**TO DO**
Extract the lines from the start through the line that holds "(Nd1) -- (Nd2);", both included, omitting all images.
########
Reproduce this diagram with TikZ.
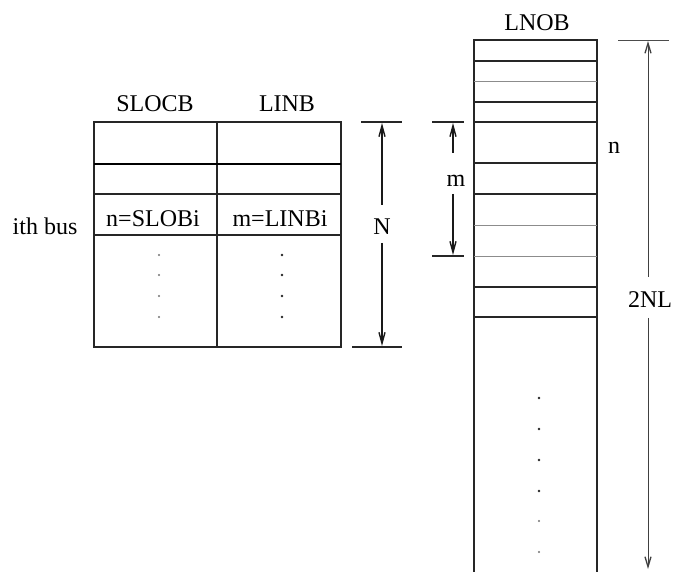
\documentclass[tikz,border=0pt]{standalone}
\usepackage{fontspec}
\setmainfont{Liberation Serif}
\usetikzlibrary{arrows.meta}
\begin{document}
\begin{tikzpicture}[x=1pt,y=-1pt,
  lbl/.style={font=\fontsize{24}{26}\selectfont, inner sep=0pt, anchor=base},
  outline/.style={line width=1.4pt, draw=black!85},
  heavy/.style={line width=2.8pt, draw=black},
  light/.style={line width=0.9pt, draw=black!45},
  dimline/.style={line width=1.3pt, draw=black!85},
  dimarrow/.style={line width=1.6pt, draw=black!90, -{Straight Barb[length=11pt,width=6pt,line width=1.4pt]}},
  thinarrow/.style={line width=1.0pt, draw=black!75, -{Straight Barb[length=10pt,width=6pt,line width=1.3pt]}},
  dotmark/.style={fill=black!85, draw=none}]
\useasboundingbox (0,0) rectangle (681,572);
\fill[white] (0,0) rectangle (681,572);

% ---------- left table ----------
\draw[outline] (94,122) rectangle (341,347);
\draw[outline] (217,122) -- (217,347);
\draw[heavy] (94,164) -- (341,164);
\draw[outline] (94,194) -- (341,194);
\draw[outline] (94,235) -- (341,235);

\node[lbl] (slocb) at (155,112) {SLOCB};
\node[lbl] (linb) at (287,112) {LINB};
\node[lbl] (nslob) at (153,227) {n=SLOBi};
\node[lbl] (mlinb) at (280,227) {m=LINBi};
\node[lbl] (ith) at (45,235) {ith bus};

\foreach \y in {255,275,296,317}{
  \fill[dotmark, black!55] (159,\y) circle (1.1);
  \fill[dotmark] (282,\y) circle (1.4);
}

% ---------- N dimension ----------
\coordinate (NtA) at (361,122); \coordinate (NtB) at (402,122);
\coordinate (NbA) at (352,347); \coordinate (NbB) at (402,347);
\draw[dimline] (NtA) -- (NtB);
\draw[dimline] (NbA) -- (NbB);
\node[lbl] (N) at (382,235) {N};
\coordinate (Nu1) at (382,205); \coordinate (Nu2) at (382,123);
\coordinate (Nd1) at (382,243); \coordinate (Nd2) at (382,346);
\draw[dimarrow] (Nu1) -- (Nu2);
\draw[dimarrow] (Nd1) -- (Nd2);

% ---------- right column ----------
\node[lbl] (lnob) at (537,31) {LNOB};
\draw[outline] (474,572) -- (474,40) -- (597,40) -- (597,572);
\foreach \y in {61,102,122,163,194,287,317}{
  \draw[outline] (474,\y) -- (597,\y);
}
\foreach \y in {81,225,256}{
  \draw[light] (474,\y) -- (597,\y);
}
\foreach \y in {398,429,460,491}{
  \fill[dotmark] (539,\y) circle (1.4);
}
\foreach \y in {521,552}{
  \fill[dotmark, black!55] (539,\y) circle (1.1);
}

\node[lbl] (n) at (614,154) {n};

% ---------- m dimension ----------
\coordinate (mtA) at (432,122); \coordinate (mtB) at (464,122);
\coordinate (mbA) at (432,256); \coordinate (mbB) at (464,256);
\draw[dimline] (mtA) -- (mtB);
\draw[dimline] (mbA) -- (mbB);
\node[lbl] (m) at (456,187) {m};
\coordinate (mu1) at (453,153); \coordinate (mu2) at (453,123);
\coordinate (md1) at (453,194); \coordinate (md2) at (453,255);
\draw[dimarrow] (mu1) -- (mu2);
\draw[dimarrow] (md1) -- (md2);

% ---------- 2NL dimension ----------
\coordinate (LtA) at (618,40); \coordinate (LtB) at (669,40);
\draw[light, draw=black!70] (LtA) -- (LtB);
\node[lbl] (twoNL) at (650,308) {2NL};
\coordinate (Lu1) at (648,277); \coordinate (Lu2) at (648,41);
\coordinate (Ld1) at (648,318); \coordinate (Ld2) at (648,569);
\draw[thinarrow] (Lu1) -- (Lu2);
\draw[thinarrow] (Ld1) -- (Ld2);
\end{tikzpicture}
\end{document}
########
**COMPLETE OUTPUT**
Reproduce this diagram with TikZ.
\documentclass[tikz,border=0pt]{standalone}
\usepackage{fontspec}
\setmainfont{Liberation Serif}
\usetikzlibrary{arrows.meta}
\begin{document}
\begin{tikzpicture}[x=1pt,y=-1pt,
  lbl/.style={font=\fontsize{24}{26}\selectfont, inner sep=0pt, anchor=base},
  outline/.style={line width=1.4pt, draw=black!85},
  heavy/.style={line width=2.8pt, draw=black},
  light/.style={line width=0.9pt, draw=black!45},
  dimline/.style={line width=1.3pt, draw=black!85},
  dimarrow/.style={line width=1.6pt, draw=black!90, -{Straight Barb[length=11pt,width=6pt,line width=1.4pt]}},
  thinarrow/.style={line width=1.0pt, draw=black!75, -{Straight Barb[length=10pt,width=6pt,line width=1.3pt]}},
  dotmark/.style={fill=black!85, draw=none}]
\useasboundingbox (0,0) rectangle (681,572);
\fill[white] (0,0) rectangle (681,572);

% ---------- left table ----------
\draw[outline] (94,122) rectangle (341,347);
\draw[outline] (217,122) -- (217,347);
\draw[heavy] (94,164) -- (341,164);
\draw[outline] (94,194) -- (341,194);
\draw[outline] (94,235) -- (341,235);

\node[lbl] (slocb) at (155,112) {SLOCB};
\node[lbl] (linb) at (287,112) {LINB};
\node[lbl] (nslob) at (153,227) {n=SLOBi};
\node[lbl] (mlinb) at (280,227) {m=LINBi};
\node[lbl] (ith) at (45,235) {ith bus};

\foreach \y in {255,275,296,317}{
  \fill[dotmark, black!55] (159,\y) circle (1.1);
  \fill[dotmark] (282,\y) circle (1.4);
}

% ---------- N dimension ----------
\coordinate (NtA) at (361,122); \coordinate (NtB) at (402,122);
\coordinate (NbA) at (352,347); \coordinate (NbB) at (402,347);
\draw[dimline] (NtA) -- (NtB);
\draw[dimline] (NbA) -- (NbB);
\node[lbl] (N) at (382,235) {N};
\coordinate (Nu1) at (382,205); \coordinate (Nu2) at (382,123);
\coordinate (Nd1) at (382,243); \coordinate (Nd2) at (382,346);
\draw[dimarrow] (Nu1) -- (Nu2);
\draw[dimarrow] (Nd1) -- (Nd2);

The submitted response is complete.